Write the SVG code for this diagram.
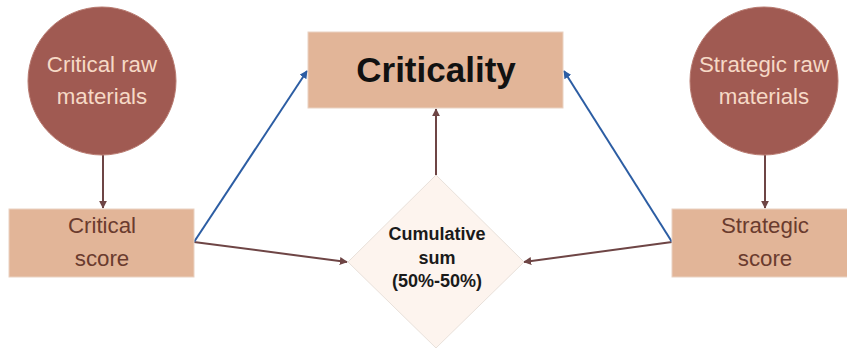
<svg xmlns="http://www.w3.org/2000/svg" width="847" height="348" viewBox="0 0 847 348">
<defs>
<style>
.circ{fill:#a05a52;stroke:#b87a70;stroke-width:1}
.box{fill:#e2b598;stroke:#ead2c2;stroke-width:1}
.ctext{font-family:"Liberation Sans",Arial,sans-serif;font-size:22.3px;fill:#f6d9c6;text-anchor:middle}
.btext{font-family:"Liberation Sans",Arial,sans-serif;font-size:22.3px;fill:#6a3b2e;text-anchor:middle}
.brown{stroke:#6e4545;stroke-width:2;fill:none;marker-end:url(#ab)}
.blue{stroke:#2c5da3;stroke-width:2;fill:none;marker-end:url(#au)}
</style>
<marker id="ab" viewBox="0 0 10 10" refX="9" refY="5" markerWidth="4" markerHeight="4" orient="auto" markerUnits="strokeWidth"><path d="M0,0 L10,5 L0,10 z" fill="#6e4545"/></marker>
<marker id="au" viewBox="0 0 10 10" refX="9" refY="5" markerWidth="4" markerHeight="4" orient="auto" markerUnits="strokeWidth"><path d="M0,0 L10,5 L0,10 z" fill="#2c5da3"/></marker>
</defs>
<rect width="847" height="348" fill="#ffffff"/>
<g id="connectors">
<line class="brown" x1="103" y1="155" x2="103" y2="208"/>
<line class="brown" x1="765" y1="155" x2="765" y2="208"/>
<line class="brown" x1="436" y1="175" x2="436" y2="109"/>
<line class="brown" x1="194" y1="242" x2="347" y2="262"/>
<line class="brown" x1="672" y1="242" x2="524" y2="262"/>
<line class="blue" x1="194" y1="242" x2="307" y2="71"/>
<line class="blue" x1="672" y1="242" x2="564" y2="71"/>
</g>
<g id="critical-raw">
<circle class="circ" cx="102" cy="81" r="74"/>
<text class="ctext" x="102" y="72">Critical raw</text>
<text class="ctext" x="102" y="104">materials</text>
</g>
<g id="strategic-raw">
<circle class="circ" cx="764" cy="81" r="74"/>
<text class="ctext" x="764" y="72">Strategic raw</text>
<text class="ctext" x="764" y="104">materials</text>
</g>
<g id="critical-score">
<rect class="box" x="9" y="209" width="185" height="68"/>
<text class="btext" x="102" y="233">Critical</text>
<text class="btext" x="102" y="266">score</text>
</g>
<g id="strategic-score">
<rect class="box" x="672" y="209" width="176" height="68"/>
<text class="btext" x="765" y="233">Strategic</text>
<text class="btext" x="765" y="266">score</text>
</g>
<g id="criticality">
<rect class="box" x="308" y="32" width="255" height="76"/>
<text x="436" y="82" font-family="'Liberation Sans',Arial,sans-serif" font-size="35" font-weight="bold" fill="#111111" text-anchor="middle">Criticality</text>
</g>
<g id="cumulative">
<polygon points="436,175 524,262 436,348 348,262" fill="#fdf4ee" stroke="#e8e0da" stroke-width="1"/>
<g font-family="'Liberation Sans',Arial,sans-serif" font-size="18" font-weight="bold" fill="#1a1a1a" text-anchor="middle">
<text x="437" y="240">Cumulative</text>
<text x="437" y="264">sum</text>
<text x="437" y="287">(50%-50%)</text>
</g>
</g>
</svg>
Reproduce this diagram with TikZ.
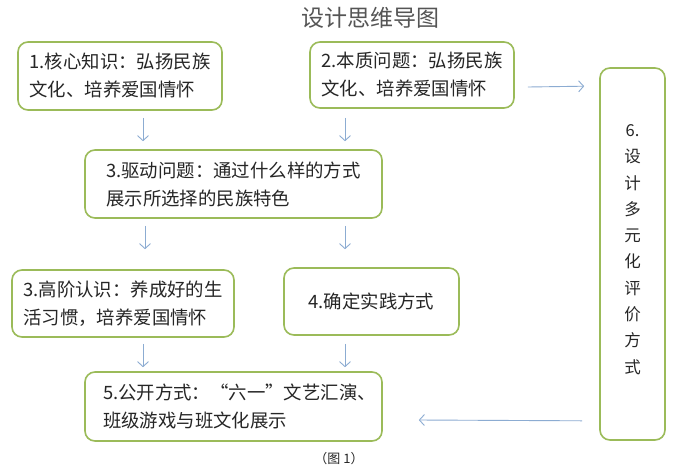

+ + + +

- What the task asks
State how many lines of the listing above include the word "this". Give nothing but the number.

- Answer below
2